George W. Bush's trips to New York following the 9/11 terror attacks were exceptions to that artificiality. When Bush visited Ground Zero for the first time, he was pressed to give impromptu remarks to the rescue workers gathered there. The president, who had not yet given an inspiring post-attack speech, joined a retired firefighter on the rubble and started to speak into a megaphone. At first, Bush wasn't sure what to say, and a voice in the crowd shouted: “We can't hear you!” The comment seemed to energize Bush, who replied: “Well, I can hear you. I can hear you. The rest of the world hears you. And the people who knocked these buildings down will hear all of us soon.” The crowd loved it, and the chants of “USA! USA!” showed that the president had given the nation the inspiring moment it needed.
Another memorable post–9/11 moment came on October 30, 2001, when Bush visited Yankee Stadium to throw out the first ball in Game Three of the World Series between the Yankees and the Arizona Diamondbacks. Security was tight, and Bush wore a bulky bulletproof vest under a dark blue Yankees jacket. While he was warming up his arm in the Yankee clubhouse, shortstop Derek Jeter approached and asked, “Hey, Mr. President, are you going to throw from the mound or from in front of it?” Given the restrictions of the vest, Bush thought he might throw from in front of the mound, an easier task, but Jeter didn't think that was a good idea. “Throw from the mound,” he urged the president. “Or else they'll boo you.” Bush agreed. Then Jeter added another suggestion: “But don't bounce it.” Fortunately for Bush, he threw a solid strike. Later, he remembered that Jeter's warning made him so nervous that “the baseball felt like a shot put.”

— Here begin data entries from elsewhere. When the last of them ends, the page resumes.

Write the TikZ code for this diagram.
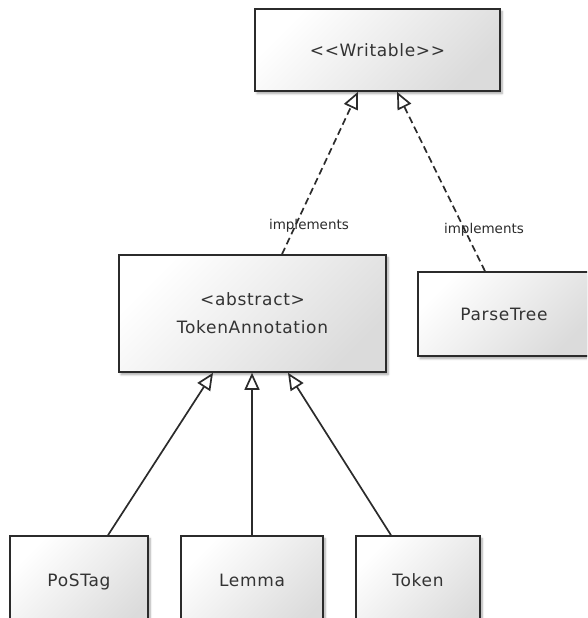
\documentclass[tikz,border=0pt]{standalone}
\usepackage{fontspec}
\setmainfont{DejaVu Sans}
\usetikzlibrary{arrows.meta,shadows.blur}

\definecolor{ink}{HTML}{2B2B2B}
\definecolor{txt}{HTML}{333333}

\newfontfamily\boxfont[LetterSpace=4]{DejaVu Sans}

\tikzset{
  classbox/.style={
    draw=ink, line width=1.6pt, rectangle, inner sep=0pt,
    top color=white, bottom color=black!14, shading angle=45,
    text=txt, font=\boxfont\fontsize{17}{20}\selectfont, align=center,
    blur shadow={shadow xshift=2pt, shadow yshift=-2.5pt, shadow blur steps=6, shadow opacity=35}
  },
  inherit/.style={draw=ink, line width=1.7pt,
    -{Triangle[open, length=17pt, width=15pt, fill=white]}},
  realize/.style={inherit, dash pattern=on 7pt off 4pt},
  edgelabel/.style={text=ink, font=\fontsize{13.5}{16}\selectfont, inner sep=0pt}
}

\begin{document}
\begin{tikzpicture}[x=1pt, y=-1pt]
  \useasboundingbox (0,0) rectangle (587,618);
  \clip (0,0) rectangle (587,618);

  % class boxes
  \node[classbox, minimum width=245pt, minimum height=82pt] (wr) at (377.5,50) {<{}<Writable>{}>};
  \node[classbox, minimum width=267pt, minimum height=117pt] (ta) at (252.5,313.5)
    {<abstract>\\[8pt]TokenAnnotation};
  \node[classbox, minimum width=172pt, minimum height=84pt] (pt) at (504,314) {ParseTree};

  \node[classbox, minimum width=138pt, minimum height=100pt] (pos) at (79,586)
    {\raisebox{11pt}{PoSTag}};
  \node[classbox, minimum width=142pt, minimum height=100pt] (lem) at (252,586)
    {\raisebox{11pt}{Lemma}};
  \node[classbox, minimum width=124pt, minimum height=100pt] (tok) at (418,586)
    {\raisebox{11pt}{Token}};

  % interface realizations
  \draw[realize] ([xshift=29.5pt]ta.north) -- node[edgelabel, pos=0.177, xshift=13.5pt] {implements}
    ([xshift=-19.5pt]wr.south);
  \draw[realize] ([xshift=-19pt]pt.north) -- node[edgelabel, pos=0.233, xshift=19.5pt] {implements}
    ([xshift=19.5pt]wr.south);

  % generalizations
  \draw[inherit] ([xshift=29pt]pos.north) -- ([xshift=-39.5pt]ta.south);
  \draw[inherit] (lem.north) -- (lem.north |- ta.south);
  \draw[inherit] ([xshift=-27pt]tok.north) -- ([xshift=35.5pt]ta.south);
\end{tikzpicture}
\end{document}
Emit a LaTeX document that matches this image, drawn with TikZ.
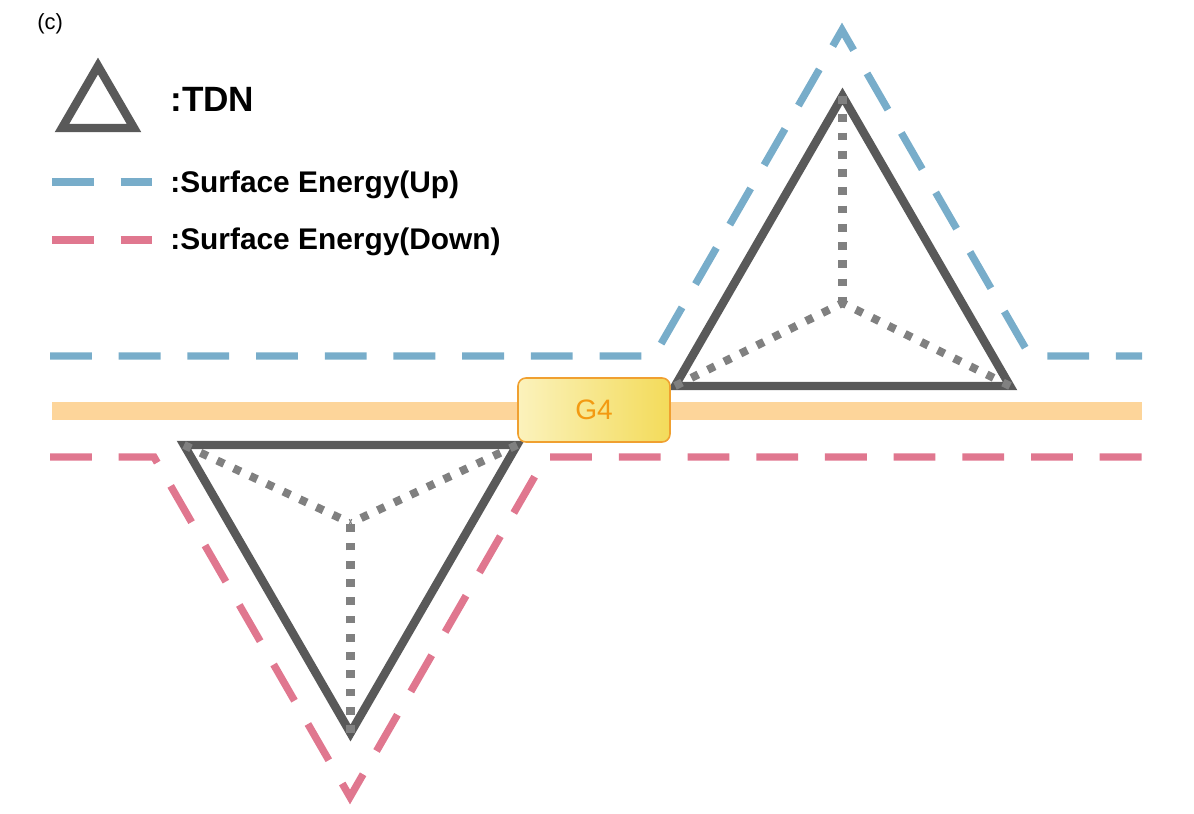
\documentclass[tikz,border=0pt]{standalone}
\usepackage{fontspec}
\setmainfont{Liberation Sans}
\usetikzlibrary{positioning}
\definecolor{tdngray}{HTML}{595959}
\definecolor{linkgray}{HTML}{808080}
\definecolor{upblue}{HTML}{78ADCA}
\definecolor{downred}{HTML}{E0778F}
\definecolor{bandorange}{HTML}{FDD59A}
\definecolor{gateline}{HTML}{F0A030}
\definecolor{gatelight}{HTML}{FBF2BC}
\definecolor{gatedark}{HTML}{F3DB5A}
\definecolor{gatetext}{HTML}{F39A12}
\tikzset{tdn/.style={draw=tdngray, line width=4.8pt, line join=miter},
        tdnlink/.style={draw=linkgray, line width=4.6pt, dash pattern=on 4.4pt off 6pt},
        energyup/.style={draw=upblue, line width=4.2pt, dash pattern=on 23.8pt off 15.3pt},
        energydown/.style={draw=downred, line width=4.2pt, dash pattern=on 23.8pt off 15.3pt},
        plane/.style={draw=bandorange, line width=10.2pt},
        gate/.style={rectangle, rounded corners=4.5pt, draw=gateline, line width=0.9pt,
                     left color=gatelight, right color=gatedark, text=gatetext,
                     minimum width=3.04cm, minimum height=1.28cm, inner sep=0pt,
                     font=\fontsize{16pt}{19pt}\selectfont},
        legendtext/.style={anchor=base west, inner sep=0pt,
                     font=\bfseries\fontsize{17pt}{20pt}\selectfont},
        }

\begin{document}
\begin{tikzpicture}[x=0.02cm, y=-0.02cm]
    \useasboundingbox (0,0) rectangle (1194,814);

    \node[anchor=base west, inner sep=0pt, font=\fontsize{12.5pt}{15pt}\selectfont] (label) at (37,30) {(c)};

    \coordinate (lgA) at (62,128);
    \coordinate (lgB) at (134,128);
    \coordinate (lgC) at (98,66);
    \draw[tdn] (lgA) -- (lgB) -- (lgC) -- cycle;
    \node[anchor=base west, inner sep=0pt, font=\bfseries\fontsize{20pt}{24pt}\selectfont] (tdnname) at (170,112) {:TDN};

    \coordinate (upS) at (52,182);
    \coordinate (upE) at (152,182);
    \draw[energyup] (upS) -- (upE);
    \node[legendtext] (uptext) at (170,193) {:Surface Energy(Up)};

    \coordinate (downS) at (52,240);
    \coordinate (downE) at (152,240);
    \draw[energydown] (downS) -- (downE);
    \node[legendtext] (downtext) at (170,250) {:Surface Energy(Down)};

    \coordinate (planeL) at (52,411);
    \coordinate (planeR) at (1142,411);
    \draw[plane] (planeL) -- (planeR);

    \draw[energyup] (50,356) -- (654,356) -- (842,30) -- (1030,356) -- (1142,356);
    \draw[energydown] (50,457) -- (154,457) -- (350,797) -- (546,457) -- (1142,457);

    \coordinate (tA) at (675,386);
    \coordinate (tB) at (1010,386);
    \coordinate (tC) at (842.5,96);
    \coordinate (tM) at (842.5,303);
    \draw[tdn] (tA) -- (tB) -- (tC) -- cycle;
    \draw[tdnlink] (tC) -- (tM);
    \draw[tdnlink] (tA) -- (tM);
    \draw[tdnlink] (tB) -- (tM);

    \coordinate (bA) at (184,445);
    \coordinate (bB) at (517,445);
    \coordinate (bC) at (350.5,733);
    \coordinate (bM) at (350.5,523);
    \draw[tdn] (bA) -- (bB) -- (bC) -- cycle;
    \draw[tdnlink] (bA) -- (bM);
    \draw[tdnlink] (bB) -- (bM);
    \draw[tdnlink] (bC) -- (bM);

    \node[gate] (g4) at (594,410) {G4};
\end{tikzpicture}
\end{document}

September 11, an extraordinary circumstance, merited multiple presidential visits to New York. But these days, the logistical challenges of getting a president to the city, which include security so extensive that it creates traffic nightmares, often make the trip more trouble than it's worth. In the aftermath of Superstorm Sandy, President Barack Obama offered to come to New York, but Mayor Michael Bloomberg asked him not to: “We would love to have him, but we've got lots of things to do.” Bloomberg stressed that he meant no disrespect; Obama visited New Jersey instead.
New York remains an occasional entertainment destination for American presidents, but most frequently, they use the city as a political cash machine, holding big-money fund-raisers there because of New York's abundance of wealthy donors. Most of these visits are dull in-and-outs to the duplexes of hedge-fund moguls, though Obama has managed to capitalize on New York's celebrity scene to raise money: he held a “Barack on Broadway” evening at the New Amsterdam Theatre with James Earl Jones, Angela Lansbury, Stockard Channing, and Patti LuPone, and he appeared at a fund-raiser cohosted by Vogue's Anna Wintour and Sex and the City star Sarah Jessica Parker.
If current trends continue, twenty-first-century stories of presidents and New York City will likely pale in comparison with the rich and varied tales of earlier eras. That's a loss for New York, to be sure, and likely a loss for the presidents and the nation as well.